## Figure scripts
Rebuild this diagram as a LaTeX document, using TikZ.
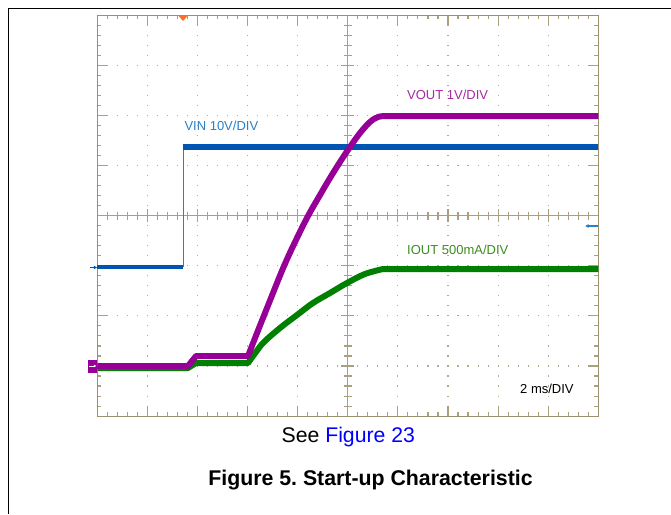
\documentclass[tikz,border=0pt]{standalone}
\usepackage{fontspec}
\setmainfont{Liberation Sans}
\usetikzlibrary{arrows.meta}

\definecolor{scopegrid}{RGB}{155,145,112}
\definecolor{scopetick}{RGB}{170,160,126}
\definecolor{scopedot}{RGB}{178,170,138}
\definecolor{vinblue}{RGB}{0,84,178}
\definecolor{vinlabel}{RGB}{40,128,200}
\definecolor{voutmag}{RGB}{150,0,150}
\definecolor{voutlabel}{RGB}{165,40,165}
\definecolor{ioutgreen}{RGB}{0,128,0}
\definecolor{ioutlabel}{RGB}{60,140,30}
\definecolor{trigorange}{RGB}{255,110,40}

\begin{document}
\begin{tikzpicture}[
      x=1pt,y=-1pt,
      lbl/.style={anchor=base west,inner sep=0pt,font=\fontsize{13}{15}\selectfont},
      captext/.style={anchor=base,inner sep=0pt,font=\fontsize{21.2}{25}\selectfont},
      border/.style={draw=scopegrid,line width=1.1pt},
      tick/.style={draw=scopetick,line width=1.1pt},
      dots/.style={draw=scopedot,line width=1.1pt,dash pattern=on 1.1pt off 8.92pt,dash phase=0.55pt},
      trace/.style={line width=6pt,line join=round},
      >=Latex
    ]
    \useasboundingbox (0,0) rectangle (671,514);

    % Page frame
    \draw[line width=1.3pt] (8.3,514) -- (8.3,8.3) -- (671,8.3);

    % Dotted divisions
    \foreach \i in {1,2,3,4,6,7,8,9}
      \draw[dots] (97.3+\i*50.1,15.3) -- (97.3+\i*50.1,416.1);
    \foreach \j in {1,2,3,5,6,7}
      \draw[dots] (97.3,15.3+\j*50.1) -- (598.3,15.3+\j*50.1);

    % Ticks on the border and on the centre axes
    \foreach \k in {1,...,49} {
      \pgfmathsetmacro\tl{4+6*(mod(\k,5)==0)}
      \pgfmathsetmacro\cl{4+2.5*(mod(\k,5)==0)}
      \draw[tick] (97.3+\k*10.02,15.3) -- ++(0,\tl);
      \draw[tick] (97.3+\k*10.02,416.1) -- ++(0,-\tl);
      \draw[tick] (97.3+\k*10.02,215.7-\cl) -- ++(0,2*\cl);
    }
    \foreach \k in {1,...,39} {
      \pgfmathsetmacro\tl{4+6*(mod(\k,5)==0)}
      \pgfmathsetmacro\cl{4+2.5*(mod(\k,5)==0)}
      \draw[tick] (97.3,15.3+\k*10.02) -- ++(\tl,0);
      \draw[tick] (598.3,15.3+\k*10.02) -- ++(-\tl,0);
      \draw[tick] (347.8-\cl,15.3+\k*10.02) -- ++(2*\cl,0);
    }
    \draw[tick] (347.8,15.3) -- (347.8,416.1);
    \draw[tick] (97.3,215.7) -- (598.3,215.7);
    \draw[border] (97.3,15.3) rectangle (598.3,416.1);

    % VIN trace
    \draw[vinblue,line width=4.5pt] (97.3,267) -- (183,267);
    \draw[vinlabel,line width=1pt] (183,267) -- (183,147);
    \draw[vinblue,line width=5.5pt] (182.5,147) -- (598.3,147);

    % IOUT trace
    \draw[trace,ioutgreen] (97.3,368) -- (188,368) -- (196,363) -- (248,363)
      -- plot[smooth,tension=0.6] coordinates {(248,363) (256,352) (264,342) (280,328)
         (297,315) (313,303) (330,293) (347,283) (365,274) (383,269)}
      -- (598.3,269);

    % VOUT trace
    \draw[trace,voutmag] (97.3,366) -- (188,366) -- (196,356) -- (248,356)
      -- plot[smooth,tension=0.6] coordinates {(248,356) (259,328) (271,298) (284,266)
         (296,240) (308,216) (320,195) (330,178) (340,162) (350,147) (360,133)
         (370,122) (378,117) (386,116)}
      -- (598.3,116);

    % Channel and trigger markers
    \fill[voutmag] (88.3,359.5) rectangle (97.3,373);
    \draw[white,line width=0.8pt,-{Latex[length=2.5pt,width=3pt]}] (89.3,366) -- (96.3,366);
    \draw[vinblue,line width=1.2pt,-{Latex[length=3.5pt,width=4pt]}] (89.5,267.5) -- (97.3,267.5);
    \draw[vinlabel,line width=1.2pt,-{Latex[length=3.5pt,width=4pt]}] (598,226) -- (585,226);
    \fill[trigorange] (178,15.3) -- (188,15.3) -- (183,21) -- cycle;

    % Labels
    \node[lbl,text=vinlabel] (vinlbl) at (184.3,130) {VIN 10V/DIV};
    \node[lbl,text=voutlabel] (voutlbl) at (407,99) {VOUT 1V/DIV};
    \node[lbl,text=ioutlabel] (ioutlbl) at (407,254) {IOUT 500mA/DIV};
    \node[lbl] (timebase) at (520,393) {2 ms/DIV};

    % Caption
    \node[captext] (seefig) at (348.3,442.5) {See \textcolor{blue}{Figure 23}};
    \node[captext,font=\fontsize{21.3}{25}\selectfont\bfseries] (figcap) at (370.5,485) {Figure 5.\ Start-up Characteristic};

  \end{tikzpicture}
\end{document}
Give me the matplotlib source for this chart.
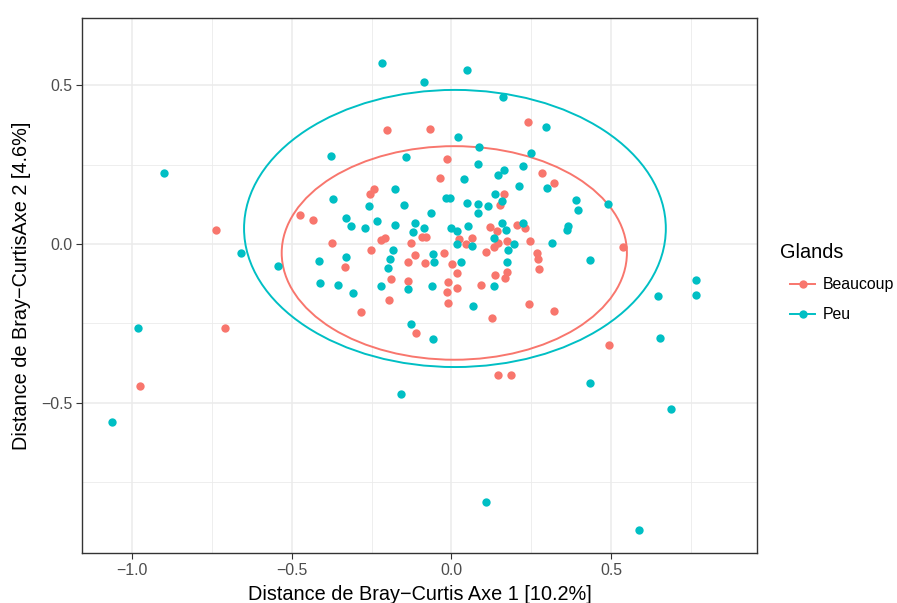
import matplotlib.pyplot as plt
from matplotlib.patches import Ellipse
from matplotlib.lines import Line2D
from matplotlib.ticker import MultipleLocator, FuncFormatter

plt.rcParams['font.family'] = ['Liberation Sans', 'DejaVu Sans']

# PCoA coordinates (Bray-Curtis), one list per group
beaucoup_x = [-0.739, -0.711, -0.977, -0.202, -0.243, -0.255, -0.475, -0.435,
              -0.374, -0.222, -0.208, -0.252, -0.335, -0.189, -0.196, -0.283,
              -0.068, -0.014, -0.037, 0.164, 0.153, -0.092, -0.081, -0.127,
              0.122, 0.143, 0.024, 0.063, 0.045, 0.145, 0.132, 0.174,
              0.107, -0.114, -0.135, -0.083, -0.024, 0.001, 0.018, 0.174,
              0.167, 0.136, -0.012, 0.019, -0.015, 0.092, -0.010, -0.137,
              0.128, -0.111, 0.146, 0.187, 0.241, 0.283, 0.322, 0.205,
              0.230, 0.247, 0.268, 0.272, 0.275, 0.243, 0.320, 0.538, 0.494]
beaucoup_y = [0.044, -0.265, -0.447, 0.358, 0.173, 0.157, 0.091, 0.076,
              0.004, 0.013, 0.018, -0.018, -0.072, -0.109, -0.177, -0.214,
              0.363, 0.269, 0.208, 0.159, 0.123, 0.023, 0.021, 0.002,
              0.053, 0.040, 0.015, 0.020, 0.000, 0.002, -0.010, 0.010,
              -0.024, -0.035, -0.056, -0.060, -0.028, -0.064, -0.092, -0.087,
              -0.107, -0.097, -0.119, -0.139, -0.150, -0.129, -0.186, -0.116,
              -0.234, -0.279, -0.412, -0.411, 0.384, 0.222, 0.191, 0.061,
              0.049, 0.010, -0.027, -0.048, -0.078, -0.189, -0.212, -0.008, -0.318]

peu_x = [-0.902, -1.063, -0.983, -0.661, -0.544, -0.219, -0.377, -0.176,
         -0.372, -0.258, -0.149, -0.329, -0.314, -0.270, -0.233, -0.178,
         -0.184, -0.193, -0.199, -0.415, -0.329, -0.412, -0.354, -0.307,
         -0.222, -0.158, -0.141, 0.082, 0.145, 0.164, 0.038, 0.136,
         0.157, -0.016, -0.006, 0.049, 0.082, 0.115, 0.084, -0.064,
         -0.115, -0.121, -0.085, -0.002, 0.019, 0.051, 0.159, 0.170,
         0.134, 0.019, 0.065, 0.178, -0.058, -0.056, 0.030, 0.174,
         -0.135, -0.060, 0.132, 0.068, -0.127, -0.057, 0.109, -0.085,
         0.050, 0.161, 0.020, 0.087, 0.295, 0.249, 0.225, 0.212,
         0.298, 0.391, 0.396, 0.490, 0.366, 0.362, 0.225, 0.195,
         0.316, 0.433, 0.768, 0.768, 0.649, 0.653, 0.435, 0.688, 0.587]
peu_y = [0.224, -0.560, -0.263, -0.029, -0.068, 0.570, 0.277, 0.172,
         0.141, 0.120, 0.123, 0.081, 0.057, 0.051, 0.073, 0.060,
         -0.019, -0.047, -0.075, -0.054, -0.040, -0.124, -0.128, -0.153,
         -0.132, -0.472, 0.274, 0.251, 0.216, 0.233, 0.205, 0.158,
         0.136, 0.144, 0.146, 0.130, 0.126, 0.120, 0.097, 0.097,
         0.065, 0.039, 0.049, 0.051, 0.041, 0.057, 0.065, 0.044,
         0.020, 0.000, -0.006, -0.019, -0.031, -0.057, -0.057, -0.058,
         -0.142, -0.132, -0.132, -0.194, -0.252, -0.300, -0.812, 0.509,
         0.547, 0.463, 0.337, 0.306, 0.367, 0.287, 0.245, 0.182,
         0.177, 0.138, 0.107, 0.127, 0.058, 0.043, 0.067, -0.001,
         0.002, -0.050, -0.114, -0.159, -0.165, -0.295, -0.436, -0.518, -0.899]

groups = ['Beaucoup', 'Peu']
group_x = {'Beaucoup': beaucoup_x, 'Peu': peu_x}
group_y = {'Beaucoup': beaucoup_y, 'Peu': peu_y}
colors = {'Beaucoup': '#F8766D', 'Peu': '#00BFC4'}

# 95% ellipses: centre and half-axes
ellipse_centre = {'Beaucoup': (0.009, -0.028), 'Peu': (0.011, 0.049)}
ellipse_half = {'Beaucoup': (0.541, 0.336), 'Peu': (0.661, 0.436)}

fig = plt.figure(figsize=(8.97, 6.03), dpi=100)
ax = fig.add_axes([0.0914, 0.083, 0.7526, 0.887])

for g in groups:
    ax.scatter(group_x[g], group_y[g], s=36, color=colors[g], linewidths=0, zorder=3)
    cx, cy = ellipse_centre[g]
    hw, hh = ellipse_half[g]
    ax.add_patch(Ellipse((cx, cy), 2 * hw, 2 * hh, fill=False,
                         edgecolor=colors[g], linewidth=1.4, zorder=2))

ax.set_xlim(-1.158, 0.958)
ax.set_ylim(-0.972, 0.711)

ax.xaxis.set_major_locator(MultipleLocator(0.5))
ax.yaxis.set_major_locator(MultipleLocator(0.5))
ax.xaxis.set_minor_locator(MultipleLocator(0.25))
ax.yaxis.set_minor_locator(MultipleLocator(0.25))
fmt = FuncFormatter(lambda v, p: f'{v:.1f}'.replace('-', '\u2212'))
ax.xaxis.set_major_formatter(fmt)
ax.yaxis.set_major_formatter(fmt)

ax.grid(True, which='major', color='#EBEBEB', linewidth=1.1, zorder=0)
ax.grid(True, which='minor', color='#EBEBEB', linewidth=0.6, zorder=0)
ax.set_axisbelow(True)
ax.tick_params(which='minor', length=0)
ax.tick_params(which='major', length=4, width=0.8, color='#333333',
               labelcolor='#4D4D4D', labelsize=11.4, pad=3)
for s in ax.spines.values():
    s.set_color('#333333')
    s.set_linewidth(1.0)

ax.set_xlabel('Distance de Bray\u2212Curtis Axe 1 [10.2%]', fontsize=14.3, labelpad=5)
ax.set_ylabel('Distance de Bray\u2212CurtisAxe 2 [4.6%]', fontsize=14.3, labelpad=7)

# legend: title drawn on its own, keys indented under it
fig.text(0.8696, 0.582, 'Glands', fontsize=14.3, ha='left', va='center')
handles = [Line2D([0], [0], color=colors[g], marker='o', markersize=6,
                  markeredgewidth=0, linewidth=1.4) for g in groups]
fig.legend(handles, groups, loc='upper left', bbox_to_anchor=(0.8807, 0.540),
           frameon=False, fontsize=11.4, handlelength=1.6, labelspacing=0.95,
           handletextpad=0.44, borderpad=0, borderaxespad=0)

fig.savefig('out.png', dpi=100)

## What is being asked
Restate exactly, please, only the lines between the start of the data and the line containing "(8.3,8.3) -- (671,8.3);", both ends included, skipping the pictures.

## Written answer
Rebuild this diagram as a LaTeX document, using TikZ.
\documentclass[tikz,border=0pt]{standalone}
\usepackage{fontspec}
\setmainfont{Liberation Sans}
\usetikzlibrary{arrows.meta}

\definecolor{scopegrid}{RGB}{155,145,112}
\definecolor{scopetick}{RGB}{170,160,126}
\definecolor{scopedot}{RGB}{178,170,138}
\definecolor{vinblue}{RGB}{0,84,178}
\definecolor{vinlabel}{RGB}{40,128,200}
\definecolor{voutmag}{RGB}{150,0,150}
\definecolor{voutlabel}{RGB}{165,40,165}
\definecolor{ioutgreen}{RGB}{0,128,0}
\definecolor{ioutlabel}{RGB}{60,140,30}
\definecolor{trigorange}{RGB}{255,110,40}

\begin{document}
\begin{tikzpicture}[
      x=1pt,y=-1pt,
      lbl/.style={anchor=base west,inner sep=0pt,font=\fontsize{13}{15}\selectfont},
      captext/.style={anchor=base,inner sep=0pt,font=\fontsize{21.2}{25}\selectfont},
      border/.style={draw=scopegrid,line width=1.1pt},
      tick/.style={draw=scopetick,line width=1.1pt},
      dots/.style={draw=scopedot,line width=1.1pt,dash pattern=on 1.1pt off 8.92pt,dash phase=0.55pt},
      trace/.style={line width=6pt,line join=round},
      >=Latex
    ]
    \useasboundingbox (0,0) rectangle (671,514);

    % Page frame
    \draw[line width=1.3pt] (8.3,514) -- (8.3,8.3) -- (671,8.3);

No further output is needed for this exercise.